Wednesday, April 16, 2014

Running Heartbreak Hill

I’m staying in Boston this week, about a half mile from the Boston marathon course. I took a run today in the famous Newton hills, ending at the top of Heartbreak Hill. It was raining heavily, and this matched my somber mood as I recalled that today is the one-year anniversary of the marathon bombings. Running along the course on this day solidified my passion for my goal of qualifying for the Boston marathon.

I recalled my 2008 Boston marathon race during that section of the course. This was during miles 16-21, and I was suffering. I really did everything wrong in this race. I was running this race for charity, and I had the brilliant dream of using this opportunity to get my own Boston qualifying time, at Boston. I should have realized at the start line that this goal was not in the realm of realistic given my training season. Despite making an airtight plan for training, life showed me that I can’t always hold to these plans. First, I went out too hard on icy roads early in training and suffered a foot injury, the only significant injury of my running career. Then, my mother became ill. While she was hospitalized for cancer treatment, she had a stroke. I spent a good deal of time in their city during this time supporting the family. So, I went into the marathon with less-than-optimal training. 

My bigger problems came closer to race day when I refused to scale my goals according to reality. My goal was sub-3:40:59 or else. As I retrieved my race packet during the Expo, I started freaking out about whether my shoes were too worn, and bought another pair. Of course, only newbies wear a brand-new pair of shoes on marathon day, but I convinced myself that if I wore the shoes around the house the day before I would be fine. I also accepted some “herbal anti-inflammatory” samples that I took before the start of the race. Bigger mistake. The first rule of marathoning is “nothing new on race day”, and I had broken it not once with new shoes, but twice with these random pills.

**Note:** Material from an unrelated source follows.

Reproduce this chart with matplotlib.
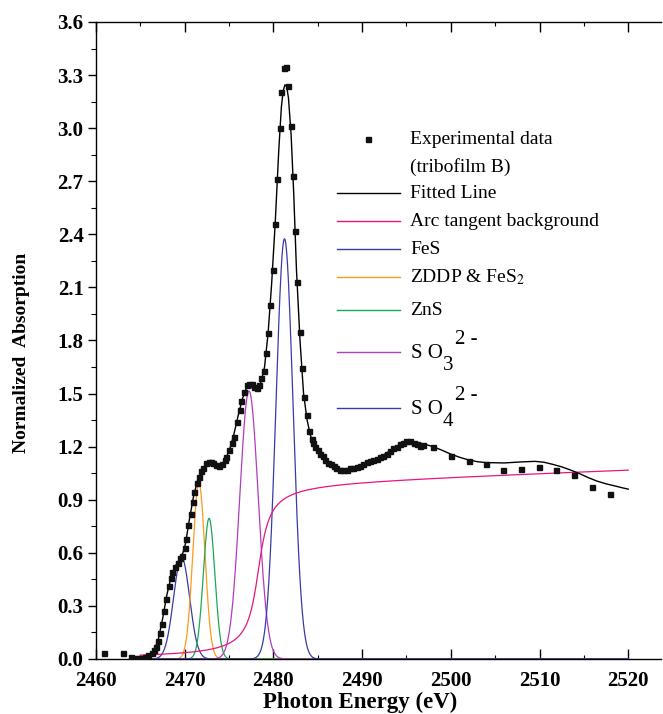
import numpy as np
import matplotlib
matplotlib.use("Agg")
import matplotlib.pyplot as plt
from matplotlib.ticker import MultipleLocator

plt.rcParams["font.family"] = ["Liberation Serif", "DejaVu Serif"]
plt.rcParams["mathtext.fontset"] = "stix"

# Experimental sulfur K-edge XANES (tribofilm B)
exp_energy = [
    2460.9, 2463.0, 2463.9, 2464.4, 2464.8, 2465.1, 2465.5, 2465.9, 2466.3, 2466.5,
    2466.8, 2467.0, 2467.2, 2467.4, 2467.7, 2467.9, 2468.2, 2468.4, 2468.6, 2468.9,
    2469.2, 2469.5, 2469.7, 2470.0, 2470.2, 2470.4, 2470.7, 2470.9, 2471.1, 2471.35,
    2471.6, 2471.8, 2472.1, 2472.4, 2472.7, 2473.0, 2473.2, 2473.5, 2473.9, 2474.2,
    2474.5, 2474.7, 2475.0, 2475.3, 2475.6, 2475.9, 2476.2, 2476.4, 2476.7, 2477.0,
    2477.3, 2477.55, 2477.85, 2478.15, 2478.4, 2478.6, 2478.9, 2479.2, 2479.4, 2479.65,
    2479.9, 2480.2, 2480.4, 2480.7, 2480.9, 2481.15, 2481.4, 2481.7, 2481.95, 2482.2,
    2482.4, 2482.65, 2482.95, 2483.2, 2483.4, 2483.75, 2484.0, 2484.3, 2484.5, 2484.7,
    2485.0, 2485.25, 2485.55, 2485.85, 2486.2, 2486.5, 2486.8, 2487.1, 2487.5, 2487.9,
    2488.25, 2488.6, 2489.0, 2489.4, 2489.8, 2490.1, 2490.5, 2490.9, 2491.25, 2491.65,
    2492.0, 2492.4, 2492.8, 2493.1, 2493.5, 2493.9, 2494.3, 2494.6, 2495.0, 2495.4,
    2495.8, 2496.15, 2496.5, 2496.9, 2498.0, 2500.0, 2502.0, 2504.0, 2505.9, 2507.9,
    2509.9, 2511.9, 2513.9, 2515.9, 2517.9,
]
exp_absorption = [
    0.035, 0.035, 0.013, 0.008, 0.004, 0.008, 0.013, 0.020, 0.035, 0.050,
    0.070, 0.100, 0.145, 0.200, 0.270, 0.340, 0.410, 0.455, 0.490, 0.520,
    0.540, 0.570, 0.580, 0.630, 0.680, 0.760, 0.820, 0.890, 0.945, 0.995,
    1.030, 1.060, 1.080, 1.105, 1.115, 1.115, 1.105, 1.095, 1.090, 1.100,
    1.125, 1.140, 1.180, 1.220, 1.255, 1.340, 1.405, 1.460, 1.510, 1.550,
    1.555, 1.555, 1.540, 1.530, 1.550, 1.590, 1.630, 1.730, 1.840, 2.000,
    2.200, 2.460, 2.715, 3.000, 3.205, 3.340, 3.345, 3.240, 3.010, 2.730,
    2.420, 2.130, 1.850, 1.645, 1.480, 1.380, 1.290, 1.245, 1.220, 1.200,
    1.180, 1.160, 1.145, 1.125, 1.110, 1.100, 1.090, 1.077, 1.070, 1.070,
    1.070, 1.077, 1.080, 1.086, 1.090, 1.100, 1.115, 1.120, 1.125, 1.130,
    1.140, 1.147, 1.160, 1.175, 1.190, 1.200, 1.215, 1.220, 1.230, 1.230,
    1.220, 1.215, 1.205, 1.210, 1.200, 1.145, 1.120, 1.100, 1.070, 1.075,
    1.087, 1.070, 1.040, 0.970, 0.930,
]

# Overall fitted curve
fit_energy = [
    2465.0, 2465.5, 2466.0, 2466.5, 2467.0, 2467.5, 2468.0, 2468.5, 2469.0, 2469.5,
    2469.8, 2470.1, 2470.5, 2471.0, 2471.5, 2472.0, 2472.5, 2473.0, 2473.5, 2474.0,
    2474.5, 2475.0, 2475.5, 2476.0, 2476.5, 2477.0, 2477.4, 2477.8, 2478.2, 2478.6,
    2479.0, 2479.4, 2479.8, 2480.2, 2480.6, 2480.9, 2481.1, 2481.3, 2481.5, 2481.7,
    2482.0, 2482.3, 2482.6, 2483.0, 2483.4, 2483.8, 2484.2, 2484.7, 2485.3, 2486.0,
    2487.0, 2488.0, 2489.0, 2490.0, 2491.0, 2492.0, 2493.0, 2494.0, 2495.0, 2496.0,
    2497.0, 2498.0, 2499.0, 2500.0, 2501.0, 2502.0, 2503.0, 2504.0, 2506.0, 2508.0,
    2509.5, 2510.5, 2511.5, 2512.5, 2513.5, 2514.5, 2515.5, 2516.5, 2517.5, 2518.5,
    2519.3, 2520.0,
]
fit_absorption = [
    0.000, 0.006, 0.018, 0.045, 0.105, 0.225, 0.365, 0.470, 0.530, 0.570,
    0.600, 0.655, 0.780, 0.920, 1.020, 1.075, 1.105, 1.110, 1.095, 1.090,
    1.120, 1.175, 1.260, 1.370, 1.470, 1.535, 1.550, 1.540, 1.530, 1.565,
    1.650, 1.840, 2.120, 2.460, 2.870, 3.120, 3.210, 3.245, 3.235, 3.170,
    2.960, 2.620, 2.200, 1.800, 1.500, 1.350, 1.260, 1.200, 1.155, 1.115,
    1.080, 1.072, 1.080, 1.100, 1.120, 1.140, 1.172, 1.205, 1.228, 1.225,
    1.215, 1.200, 1.180, 1.158, 1.140, 1.125, 1.115, 1.110, 1.108, 1.114,
    1.117, 1.112, 1.100, 1.086, 1.068, 1.048, 1.025, 1.005, 0.990, 0.978,
    0.968, 0.960,
]

# Gaussian components: centre (eV), height, sigma (eV)
peak_labels = ["FeS", "ZDDP & FeS$_2$", "ZnS", "SO3", "SO4"]
peak_centers = [2469.65, 2471.6, 2472.75, 2477.25, 2481.25]
peak_heights = [0.575, 0.995, 0.795, 1.515, 2.375]
peak_sigmas = [0.90, 0.68, 0.65, 1.04, 0.96]
peak_colors = ["#3b3ba8", "#ff9a1a", "#1aaa55", "#b23cc0", "#3a3aa5"]

# Arc tangent edge step: centre, width, step height, post-edge slope
bg_center = 2478.3
bg_width = 0.95
bg_step = 1.0
bg_slope = 0.0018
bg_color = "#e8157f"

W, H = 663, 714
fig = plt.figure(figsize=(W / 100, H / 100), dpi=100)
ax_l, ax_r, ax_t, ax_b = 96, 661, 22, 659
ax = fig.add_axes([ax_l / W, 1 - ax_b / H, (ax_r - ax_l) / W, (ax_b - ax_t) / H])

e = np.linspace(2465.0, 2520.0, 1200)
for c, h, s, col in zip(peak_centers, peak_heights, peak_sigmas, peak_colors):
    ax.plot(e, h * np.exp(-0.5 * ((e - c) / s) ** 2), color=col, lw=0.9, zorder=2)

bg = (bg_step + bg_slope * (e - bg_center)) * (0.5 + np.arctan((e - bg_center) / bg_width) / np.pi)
ax.plot(e, bg, color=bg_color, lw=0.9, zorder=2)

ax.plot(fit_energy, fit_absorption, color="black", lw=1.0, zorder=3)
ax.plot(exp_energy, exp_absorption, ls="none", marker="s", ms=3.6, color="#111111", zorder=4)

ax.set_xlim(2460, 2460 + (ax_r - ax_l) / 8.87)
ax.set_ylim(0, 3.6)
ax.xaxis.set_major_locator(MultipleLocator(10))
ax.xaxis.set_minor_locator(MultipleLocator(5))
ax.yaxis.set_major_locator(MultipleLocator(0.3))
ax.yaxis.set_minor_locator(MultipleLocator(0.15))
ax.yaxis.set_major_formatter(matplotlib.ticker.FormatStrFormatter("%.1f"))
ax.spines["right"].set_visible(False)
for sp in ax.spines.values():
    sp.set_linewidth(1.0)

ax.tick_params(axis="x", which="both", direction="in", top=True, bottom=True)
ax.tick_params(axis="x", which="major", length=7, width=1.0, pad=9)
ax.tick_params(axis="x", which="minor", length=3, width=0.8)
ax.tick_params(axis="y", which="both", direction="out", right=False)
ax.tick_params(axis="y", which="major", length=6, width=1.0, pad=3)
ax.tick_params(axis="y", which="minor", length=3.5, width=0.8)
for lab in ax.get_xticklabels() + ax.get_yticklabels():
    lab.set_fontweight("bold")
    lab.set_fontsize(15)

fig.text(360 / W, 1 - 708 / H, "Photon Energy (eV)", ha="center", va="baseline",
         fontsize=16.5, fontweight="bold")
fig.text(22 / W, 1 - 353 / H, "Normalized  Absorption", ha="center", va="center",
         rotation=90, fontsize=14, fontweight="bold")


def px(x, y):
    return ((x - ax_l) / (ax_r - ax_l), (ax_b - y) / (ax_b - ax_t))


fs = 14
# Legend entries
mx, my = px(368, 139)
ax.plot([mx], [my], marker="s", ms=3.6, color="#111111", transform=ax.transAxes, clip_on=False)
ax.text(*px(410, 139), "Experimental data", transform=ax.transAxes, va="center", fontsize=fs)
ax.text(*px(410, 167), "(tribofilm B)", transform=ax.transAxes, va="center", fontsize=fs)

legend_rows = [
    (193, "black", "Fitted Line"),
    (221, bg_color, "Arc tangent background"),
    (249, peak_colors[0], peak_labels[0]),
    (277, peak_colors[1], peak_labels[1]),
    (310, peak_colors[2], peak_labels[2]),
    (352, peak_colors[3], None),
    (408, peak_colors[4], None),
]
for y, col, lab in legend_rows:
    x0, yy = px(337, y)
    x1, _ = px(400, y)
    ax.plot([x0, x1], [yy, yy], color=col, lw=1.0, transform=ax.transAxes, clip_on=False)
    if lab is not None:
        ax.text(*px(410, y), lab, transform=ax.transAxes, va="center", fontsize=fs)

for y, sub in [(352, "3"), (408, "4")]:
    ax.text(*px(411, y + 1), "S O", transform=ax.transAxes, va="center", fontsize=15)
    ax.text(*px(443, y + 13), sub, transform=ax.transAxes, va="center", fontsize=15)
    ax.text(*px(455, y - 13), "2 -", transform=ax.transAxes, va="center", fontsize=15)

fig.savefig("out.png", dpi=100)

My third race-day problem was in my head. My first 3-4 miles went fine, but then I stopped making my “ideal” 8-minute-mile splits around mile 5, and I started losing my confidence. I started feeling every uncomfortable feeling in my brand-new shoes, and started wondering whether I should stop to adjust my socks. I started feeling uncomfortable rumblings in my belly, and worried about what they might mean. My heart started beating harder with the stress of the possibility of not making the goal that I just HAD to make. Our feelings determine our reality, and as I felt worse about my performance, I actually felt worse in real life. 

And that’s when those “herbal anti-inflammatories” kicked in, making me incredibly nauseated. I lost my lunch (and the rest of my confidence) at miles 13 and 15, and hit these hills in Newton feeling defeated. I left an incoherent voicemail for my boyfriend (now husband) who was going to meet me at the finish line, telling him that even though I thought I’d be there by now, that things were not going according to plan.

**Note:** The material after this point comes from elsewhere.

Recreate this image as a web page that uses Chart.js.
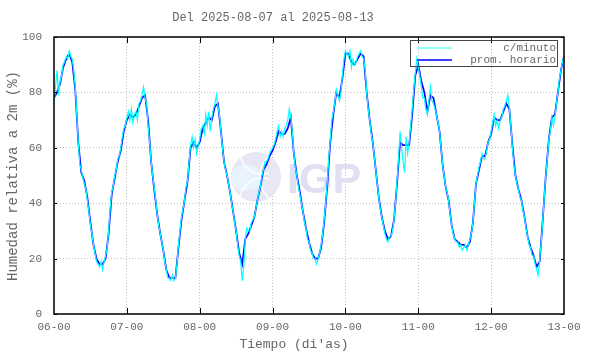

It’s funny to look back now, and see how I’ve changed as a runner and a person. These hills used to seem onerous, but are now no big deal now that I live in San Francisco and run on steep mountain trails. I’ve also matured mentally. In fact, my last two PRs have come from races where I have no specific plan except for having the best possible time. As I construct my plan, I see how important it is to keep my self-talk fun and positive. The current trick is this: how do I have all of the planning and dreaming that went into this 2008 race with the zen acceptance that has lead to my recent PRs? How do I hold onto a dream, but not so tightly it suffocates?